Saw a pair of Chestnut-headed Bee Eaters at Ograbraj.
One of the most abiding sights I will remember will be that of schoolchildren, walking along by misty fields, under dark forests, along tea-shops, serious and neat in their blue and white uniforms, but confident and friendly when asked to pose for pictures. There are a lot of schools in the jungle. We passed by at least two separate Sports Day celebrations.
Stopped so Ma could do some vegetable shopping – you may laugh, but vegetables anywhere are better than Delhi vegetables.
DAY 10 –
When Vikramda came to settle the bill, he suggested that we could go birding early morning the day of our flight if we were interested. Everyone declined, but I was all agog. So he took me along to Chidiyatapu, a reserve forest 30 kms from Port Blair, on his Scooty, for free. I woke up at 5, and got on a scooter for the first time since Class 2 (that’s 15 years, if anyone’s counting). I wore the extra pink helmet he had in the carrier.
He summarily stowed my ancient Russian binoculars, and gave me one of his own. With the help of his excellent eye, and his telescope, I saw some wonderful birds.
Racket-tailed drongoes, a Great Black woodpecker, parakeets, cuckoo shrikes and, most wonderfully, the first glossy starling of the season.
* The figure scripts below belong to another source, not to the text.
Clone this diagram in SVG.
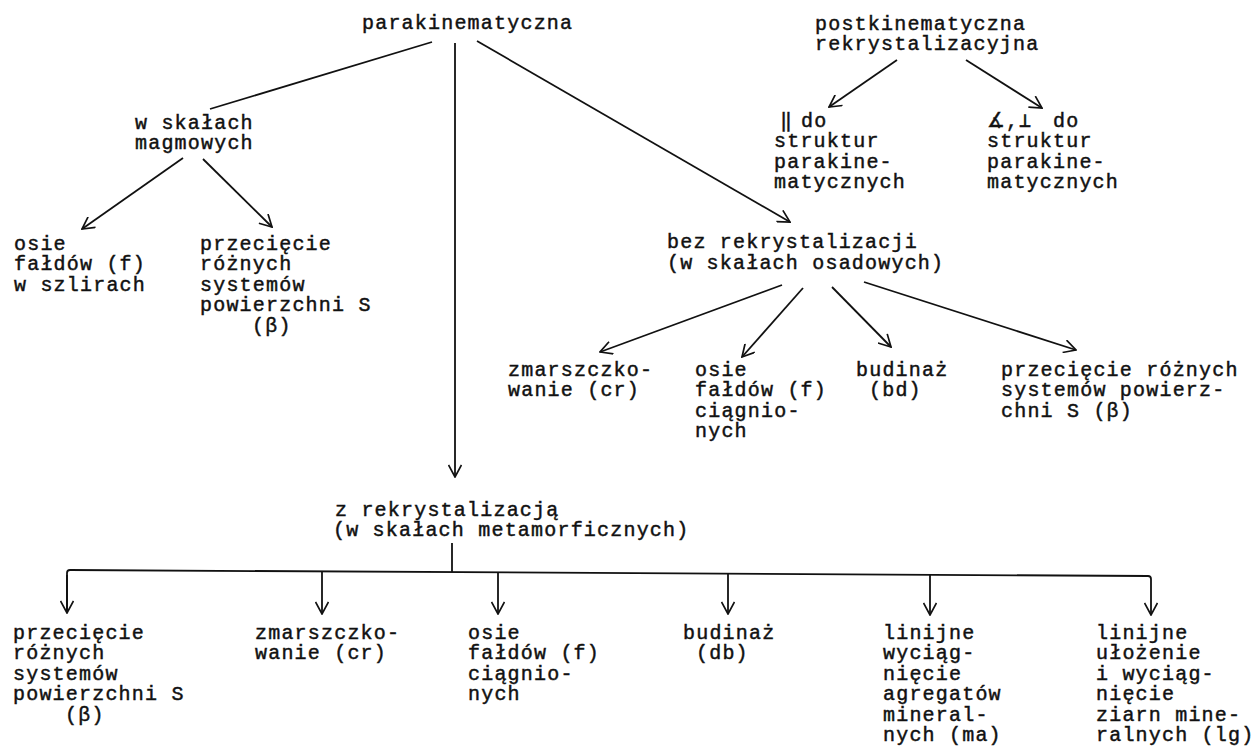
<svg xmlns="http://www.w3.org/2000/svg" width="1254" height="754" viewBox="0 0 1254 754">
<defs>
<style>
text{font-family:"Liberation Mono","DejaVu Sans Mono",monospace;font-size:20px;letter-spacing:1.2px;fill:#111;stroke:#111;stroke-width:0.45px;}
.c line,.c path{stroke:#111;stroke-width:1.8;fill:none;}
</style>
<marker id="ah" markerUnits="userSpaceOnUse" viewBox="0 0 14 14" refX="13" refY="7" markerWidth="14" markerHeight="14" orient="auto">
<path d="M1,0.5 L13,7 L1,13.5" fill="none" stroke="#111" stroke-width="1.7"/>
</marker>
</defs>
<rect width="1254" height="754" fill="#fff"/>
<g class="c" id="connectors">
<line x1="432" y1="42" x2="210" y2="109"/>
<line x1="455" y1="43" x2="455" y2="477" marker-end="url(#ah)"/>
<line x1="477" y1="41" x2="790" y2="222" marker-end="url(#ah)"/>
<line x1="183" y1="158" x2="82" y2="229" marker-end="url(#ah)"/>
<line x1="203" y1="159" x2="272" y2="227" marker-end="url(#ah)"/>
<line x1="897" y1="60" x2="829" y2="107" marker-end="url(#ah)"/>
<line x1="966" y1="60" x2="1042" y2="108" marker-end="url(#ah)"/>
<line x1="782" y1="285" x2="600" y2="352" marker-end="url(#ah)"/>
<line x1="803" y1="288" x2="742" y2="357" marker-end="url(#ah)"/>
<line x1="832" y1="287" x2="891" y2="347" marker-end="url(#ah)"/>
<line x1="864" y1="282" x2="1076" y2="350" marker-end="url(#ah)"/>
<line x1="452" y1="543" x2="452" y2="572"/>
<path d="M67,613 L67,573 Q67,570 70,570 L1148,576 Q1151,576 1151,579 L1151,615" marker-end="url(#ah)"/>
<path d="M67,575 L67,613" marker-end="url(#ah)"/>
<line x1="322" y1="571.4" x2="322" y2="614" marker-end="url(#ah)"/>
<line x1="498" y1="572.4" x2="498" y2="614" marker-end="url(#ah)"/>
<line x1="728" y1="573.7" x2="728" y2="614" marker-end="url(#ah)"/>
<line x1="930" y1="574.8" x2="930" y2="615" marker-end="url(#ah)"/>
</g>
<g id="n_para"><text x="362" y="29">parakinematyczna</text></g>
<g id="n_post"><text x="815" y="30">postkinematyczna</text><text x="815" y="50">rekrystalizacyjna</text></g>
<g id="n_magm"><text x="135" y="129">w skałach</text><text x="135" y="149">magmowych</text></g>
<g id="n_par"><text y="127"><tspan x="780">‖</tspan><tspan x="801">do</tspan></text><text x="774" y="147">struktur</text><text x="774" y="168">parakine-</text><text x="774" y="188">matycznych</text></g>
<g id="n_ang"><text y="127"><tspan x="987">∡</tspan><tspan x="1006">,</tspan><tspan x="1019">⊥</tspan><tspan x="1053">do</tspan></text><text x="987" y="147">struktur</text><text x="987" y="168">parakine-</text><text x="987" y="188">matycznych</text></g>
<g id="n_osie1"><text x="14" y="250">osie</text><text x="14" y="270">fałdów (f)</text><text x="14" y="291">w szlirach</text></g>
<g id="n_przec1"><text x="200" y="250">przecięcie</text><text x="200" y="270">różnych</text><text x="200" y="291">systemów</text><text x="200" y="311">powierzchni S</text><text x="252" y="332">(β)</text></g>
<g id="n_bez"><text x="667" y="248">bez rekrystalizacji</text><text x="667" y="269">(w skałach osadowych)</text></g>
<g id="n_zmar1"><text x="508" y="376">zmarszczko-</text><text x="508" y="396">wanie (cr)</text></g>
<g id="n_osie2"><text x="695" y="376">osie</text><text x="695" y="396">fałdów (f)</text><text x="695" y="417">ciągnio-</text><text x="695" y="437">nych</text></g>
<g id="n_bud1"><text x="856" y="376">budinaż</text><text x="869" y="396">(bd)</text></g>
<g id="n_przec2"><text x="1001" y="376">przecięcie różnych</text><text x="1001" y="396">systemów powierz-</text><text x="1001" y="417">chni S  (β)</text></g>
<g id="n_zrek"><text x="335" y="516">z rekrystalizacją</text><text x="333" y="536">(w skałach metamorficznych)</text></g>
<g id="n_b1"><text x="13" y="639">przecięcie</text><text x="13" y="659">różnych</text><text x="13" y="680">systemów</text><text x="13" y="700">powierzchni S</text><text x="65" y="721">(β)</text></g>
<g id="n_b2"><text x="255" y="639">zmarszczko-</text><text x="255" y="659">wanie (cr)</text></g>
<g id="n_b3"><text x="468" y="639">osie</text><text x="468" y="659">fałdów (f)</text><text x="468" y="680">ciągnio-</text><text x="468" y="700">nych</text></g>
<g id="n_b4"><text x="683" y="639">budinaż</text><text x="696" y="659">(db)</text></g>
<g id="n_b5"><text x="883" y="639">linijne</text><text x="883" y="659">wyciąg-</text><text x="883" y="680">nięcie</text><text x="883" y="700">agregatów</text><text x="883" y="721">mineral-</text><text x="883" y="741">nych (ma)</text></g>
<g id="n_b6"><text x="1096" y="639">linijne</text><text x="1096" y="659">ułożenie</text><text x="1096" y="680">i wyciąg-</text><text x="1096" y="700">nięcie</text><text x="1096" y="721">ziarn mine-</text><text x="1096" y="741">ralnych (lg)</text></g>
</svg>
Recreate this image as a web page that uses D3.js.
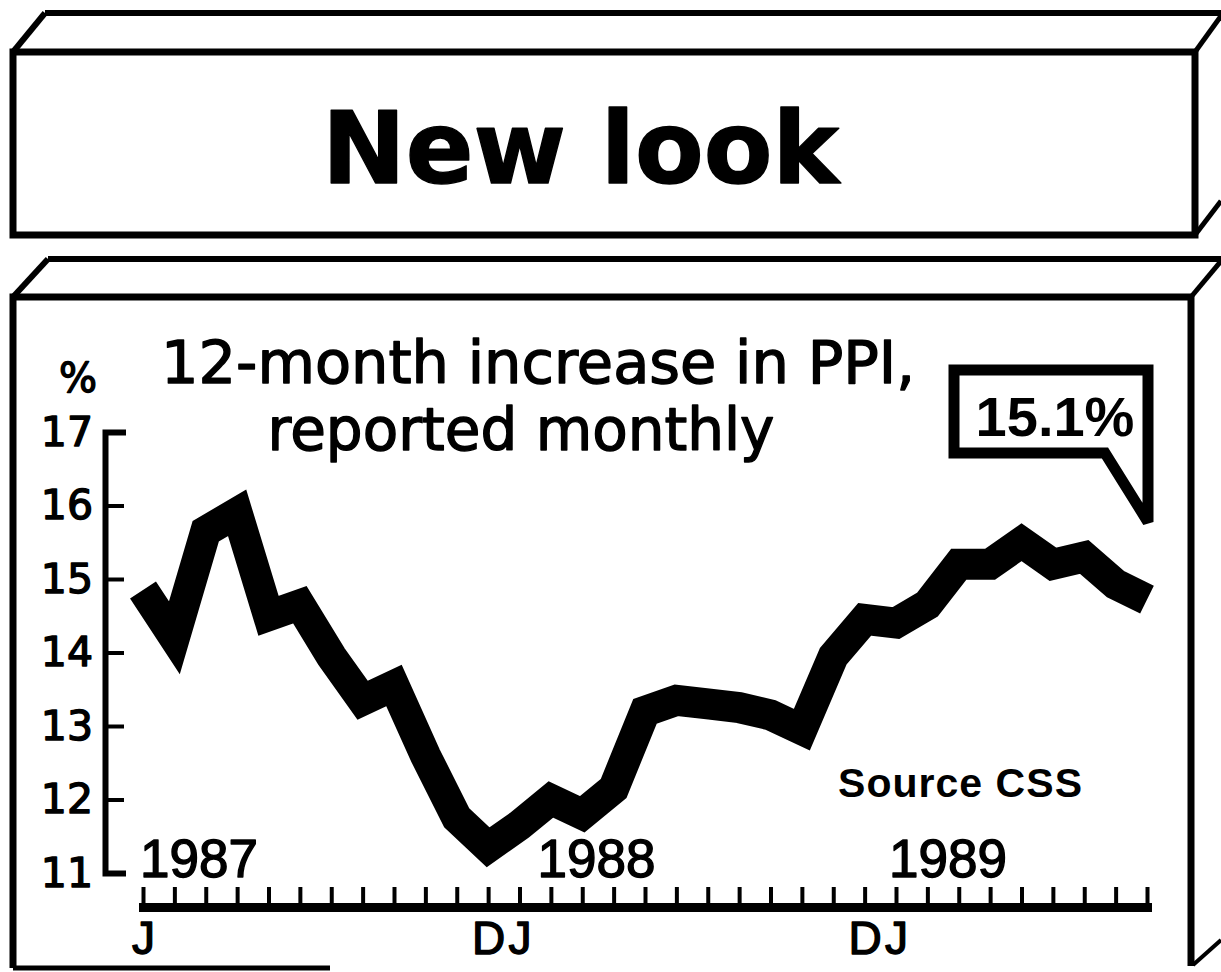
<!DOCTYPE html>
<html>
<head>
<meta charset="utf-8">
<script src="https://d3js.org/d3.v7.min.js"></script>
<style>
  html, body { margin: 0; padding: 0; background: #fff; }
  svg { display: block; }
  /* scanned print: ink spreads a little */
  .inky { stroke: #000; stroke-width: 1.4px; stroke-linejoin: round; }
</style>
</head>
<body>
<div id="chart"></div>
<script>
// 12-month increase in PPI, monthly, Jan 1987 - Sep 1989
const months = d3.timeMonth.range(new Date(1987, 0, 1), new Date(1989, 9, 1))
    .map(d => d3.timeFormat("%b %Y")(d));
const ppi = [14.85, 14.2, 15.65, 15.9, 14.5, 14.65, 13.95, 13.35, 13.55, 12.6, 11.75, 11.35,
             11.65, 12.0, 11.8, 12.15, 13.2, 13.35, 13.3, 13.25, 13.15, 12.95, 13.95, 14.45,
             14.4, 14.65, 15.2, 15.2, 15.5, 15.2, 15.3, 14.93, 14.72];
const yTicks = [11, 12, 13, 14, 15, 16, 17];
const monthLabelAt = ["Jan 1987", "Dec 1987", "Jan 1988", "Dec 1988", "Jan 1989"];
const monthLabelText = ["J", "D", "J", "D", "J"];
const years = ["1987", "1988", "1989"];
const yearAt = ["Jan 1987", "Jan 1988", "Jan 1989"];
const latest = "15.1%";

const W = 1221, H = 972;
const svg = d3.select("#chart")
    .append("svg")
        .attr("width", W)
        .attr("height", H);

const ink = "#000";
const frame = (d, sw) => svg.append("path")
    .attr("d", d)
    .attr("fill", "none")
    .attr("stroke", ink)
    .attr("stroke-width", sw)
    .attr("stroke-linejoin", "miter");

// top box ("New look")
frame("M45,13 H1221", 6);
frame("M1195,52 L1221,16", 5);
frame("M13,52 L45,13", 6);
frame("M13,52 H1195 V235 H13 Z", 7);
frame("M1195,235 L1221,201", 5);

svg.append("text")
    .attr("class", "inky")
    .attr("x", 322)
    .attr("y", 183)
    .style("font-family", "DejaVu Sans")
    .style("font-weight", "bold")
    .style("font-size", "100px")
    .attr("fill", ink)
    .text("New look");

// bottom box
frame("M48,259 H1221", 6);
frame("M1191,297 L1221,261", 5);
frame("M13,297 L48,259", 6);
frame("M13,968 V297 H1191 V966", 7);
frame("M13,968 H330", 5);
frame("M1193,965 L1221,940", 4);

// scales
const x = d3.scalePoint()
    .domain(months)
    .range([143, 1147]);
const y = d3.scaleLinear()
    .domain([11, 17])
    .range([873, 432]);

// y axis: ticks point right, bracket ends
const yAxis = svg.append("g")
    .attr("transform", "translate(105,0)")
    .call(d3.axisLeft(y)
        .tickValues(yTicks)
        .tickSizeInner(-19)
        .tickSizeOuter(-21)
        .tickPadding(12)
        .tickFormat(d3.format("d")));
yAxis.select(".domain")
    .attr("stroke", ink)
    .attr("stroke-width", 6);
yAxis.selectAll(".tick line")
    .attr("stroke", ink)
    .attr("stroke-width", 4);
yAxis.selectAll(".tick text")
    .attr("class", "inky")
    .attr("fill", ink)
    .style("font-family", "DejaVu Sans")
    .style("font-size", "41px");
// the end ticks are drawn by the bracket
yAxis.selectAll(".tick line").filter(d => d === 11 || d === 17).remove();

// month ruler
const xAxis = svg.append("g")
    .attr("transform", "translate(0,907)")
    .call(d3.axisTop(x)
        .tickSize(20)
        .tickSizeOuter(0)
        .tickFormat(""));
xAxis.select(".domain")
    .attr("stroke", ink)
    .attr("stroke-width", 9)
    .attr("stroke-linecap", "square");
xAxis.selectAll(".tick line")
    .attr("stroke", ink)
    .attr("stroke-width", 4);

const xLabels = svg.append("g")
    .attr("transform", "translate(0,907)")
    .call(d3.axisBottom(x)
        .tickValues(monthLabelAt)
        .tickSize(0)
        .tickPadding(14)
        .tickFormat(d => monthLabelText[monthLabelAt.indexOf(d)]));
xLabels.select(".domain").remove();
xLabels.selectAll(".tick text")
    .attr("class", "inky")
    .attr("fill", ink)
    .style("font-family", "Liberation Sans")
    .style("font-size", "46px");

// year labels
const yearNudge = [-3, 18, -7];
svg.selectAll(".year")
    .data(years)
    .enter()
    .append("text")
        .attr("class", "year inky")
        .attr("x", (d, i) => x(yearAt[i]) + yearNudge[i])
        .attr("y", 877)
        .attr("fill", ink)
        .style("font-family", "Liberation Sans")
        .style("font-size", "53px")
        .text(d => d);

// the thick line
const line = d3.line()
    .x((d, i) => x(months[i]))
    .y(d => y(d));
svg.append("path")
    .datum(ppi)
    .attr("d", line)
    .attr("fill", "none")
    .attr("stroke", ink)
    .attr("stroke-width", 31)
    .attr("stroke-linejoin", "miter")
    .attr("stroke-miterlimit", 3)
    .attr("stroke-linecap", "butt");

// titles
svg.append("text")
    .attr("class", "inky")
    .attr("x", 78)
    .attr("y", 392)
    .attr("text-anchor", "middle")
    .attr("fill", ink)
    .style("font-family", "DejaVu Sans")
    .style("font-size", "40px")
    .text("%");
svg.append("text")
    .attr("class", "inky")
    .attr("x", 538)
    .attr("y", 383)
    .attr("text-anchor", "middle")
    .attr("fill", ink)
    .style("font-family", "DejaVu Sans")
    .style("font-size", "59px")
    .text("12-month increase in PPI,");
svg.append("text")
    .attr("class", "inky")
    .attr("x", 521)
    .attr("y", 450)
    .attr("text-anchor", "middle")
    .attr("fill", ink)
    .style("font-family", "DejaVu Sans")
    .style("font-size", "58px")
    .text("reported monthly");

svg.append("text")
    .attr("x", 838)
    .attr("y", 797)
    .attr("fill", ink)
    .style("font-family", "Liberation Sans")
    .style("font-weight", "bold")
    .style("font-size", "41px")
    .attr("textLength", 244)
    .attr("lengthAdjust", "spacing")
    .text("Source  CSS");

// callout with latest figure
svg.append("path")
    .attr("d", "M954,370 H1148 V522 L1105,453 H954 Z")
    .attr("fill", "#fff")
    .attr("stroke", ink)
    .attr("stroke-width", 11)
    .attr("stroke-linejoin", "miter")
    .attr("stroke-miterlimit", 3);
svg.append("text")
    .attr("x", 1055)
    .attr("y", 436)
    .attr("text-anchor", "middle")
    .attr("fill", ink)
    .style("font-family", "Liberation Sans")
    .style("font-weight", "bold")
    .style("font-size", "56px")
    .text(latest);
</script>
</body>
</html>
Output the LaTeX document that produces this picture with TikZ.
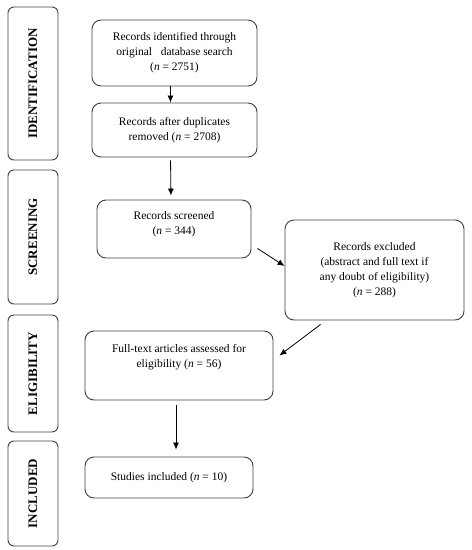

Breakfasted at a roadside shack on my way back: malabar paranthas, chatpati (made of matar daal), sambar, chutni, and fish fry. Slept soundly before lunch. Dawdled about packing.
None of us really wanted to leave. Often after a long trip, I’ll wistfully think of home – my bed, my loo. This time, I didn’t want to go back to Delhi, to the cold, the Metro and my classes. I can see myself settling down here when I retire, an old lady with several cats, and a damn good pair of binoculars.